= Task to carry out =
Give back the full listing, character for character, with no pictures.

[start of Stored data]

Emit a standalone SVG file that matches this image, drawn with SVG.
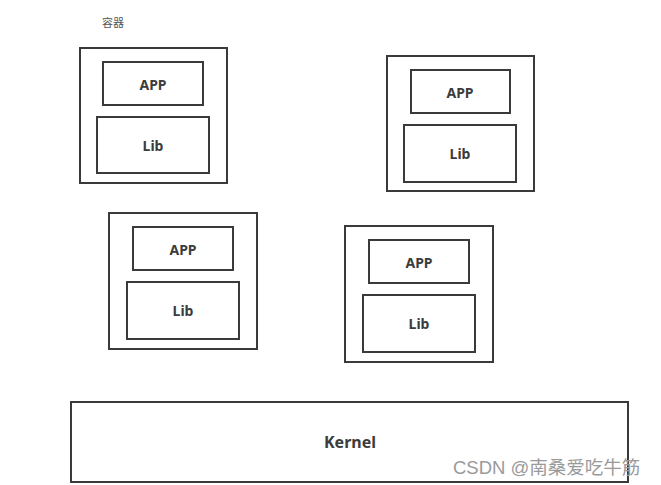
<svg xmlns="http://www.w3.org/2000/svg" width="661" height="485" viewBox="0 0 661 485">
<style>
.box{fill:none;stroke:#3a3a3a;stroke-width:2}
.t{font-family:"Noto Sans","Liberation Sans",sans-serif;font-weight:bold;font-size:14px;fill:#3c3c3c;text-anchor:middle;dominant-baseline:central}
.k{font-size:16px}
.cap{font-family:"Noto Sans CJK SC",sans-serif;font-size:11px;fill:#555}
.wm{font-family:"Liberation Sans","Noto Sans CJK SC",sans-serif;font-size:18.5px;fill:#9a9a9a}
</style>
<rect width="661" height="485" fill="#fff"/>
<text class="cap" x="102" y="27">容器</text>
<g id="container1">
<rect class="box" x="80" y="48" width="147" height="135"/>
<g id="app1"><rect class="box" x="103" y="62" width="100" height="43"/><text class="t" x="153" y="84">APP</text></g>
<g id="lib1"><rect class="box" x="97" y="117" width="112" height="56"/><text class="t" x="153" y="145">Lib</text></g>
</g>
<g id="container2">
<rect class="box" x="387" y="56" width="147" height="135"/>
<g id="app2"><rect class="box" x="411" y="70" width="99" height="43"/><text class="t" x="460" y="92">APP</text></g>
<g id="lib2"><rect class="box" x="404" y="125" width="112" height="57"/><text class="t" x="460" y="153">Lib</text></g>
</g>
<g id="container3">
<rect class="box" x="109" y="213" width="148" height="136"/>
<g id="app3"><rect class="box" x="133" y="227" width="100" height="43"/><text class="t" x="183" y="249">APP</text></g>
<g id="lib3"><rect class="box" x="127" y="282" width="112" height="57"/><text class="t" x="183" y="310">Lib</text></g>
</g>
<g id="container4">
<rect class="box" x="345" y="226" width="148" height="136"/>
<g id="app4"><rect class="box" x="369" y="240" width="100" height="43"/><text class="t" x="419" y="262">APP</text></g>
<g id="lib4"><rect class="box" x="363" y="295" width="112" height="57"/><text class="t" x="419" y="323">Lib</text></g>
</g>
<g id="kernel">
<rect class="box" x="71" y="402" width="557" height="80"/>
<text class="t k" x="350" y="442">Kernel</text>
</g>
<g id="connectors"></g>
<text class="wm" x="453" y="474">CSDN @南桑爱吃牛筋</text>
</svg>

[end of Stored data]

= Exercise answer =
Emit a standalone SVG file that matches this image, drawn with SVG.
<svg xmlns="http://www.w3.org/2000/svg" width="661" height="485" viewBox="0 0 661 485">
<style>
.box{fill:none;stroke:#3a3a3a;stroke-width:2}
.t{font-family:"Noto Sans","Liberation Sans",sans-serif;font-weight:bold;font-size:14px;fill:#3c3c3c;text-anchor:middle;dominant-baseline:central}
.k{font-size:16px}
.cap{font-family:"Noto Sans CJK SC",sans-serif;font-size:11px;fill:#555}
.wm{font-family:"Liberation Sans","Noto Sans CJK SC",sans-serif;font-size:18.5px;fill:#9a9a9a}
</style>
<rect width="661" height="485" fill="#fff"/>
<text class="cap" x="102" y="27">容器</text>
<g id="container1">
<rect class="box" x="80" y="48" width="147" height="135"/>
<g id="app1"><rect class="box" x="103" y="62" width="100" height="43"/><text class="t" x="153" y="84">APP</text></g>
<g id="lib1"><rect class="box" x="97" y="117" width="112" height="56"/><text class="t" x="153" y="145">Lib</text></g>
</g>
<g id="container2">
<rect class="box" x="387" y="56" width="147" height="135"/>
<g id="app2"><rect class="box" x="411" y="70" width="99" height="43"/><text class="t" x="460" y="92">APP</text></g>
<g id="lib2"><rect class="box" x="404" y="125" width="112" height="57"/><text class="t" x="460" y="153">Lib</text></g>
</g>
<g id="container3">
<rect class="box" x="109" y="213" width="148" height="136"/>
<g id="app3"><rect class="box" x="133" y="227" width="100" height="43"/><text class="t" x="183" y="249">APP</text></g>
<g id="lib3"><rect class="box" x="127" y="282" width="112" height="57"/><text class="t" x="183" y="310">Lib</text></g>
</g>
<g id="container4">
<rect class="box" x="345" y="226" width="148" height="136"/>
<g id="app4"><rect class="box" x="369" y="240" width="100" height="43"/><text class="t" x="419" y="262">APP</text></g>
<g id="lib4"><rect class="box" x="363" y="295" width="112" height="57"/><text class="t" x="419" y="323">Lib</text></g>
</g>
<g id="kernel">
<rect class="box" x="71" y="402" width="557" height="80"/>
<text class="t k" x="350" y="442">Kernel</text>
</g>
<g id="connectors"></g>
<text class="wm" x="453" y="474">CSDN @南桑爱吃牛筋</text>
</svg>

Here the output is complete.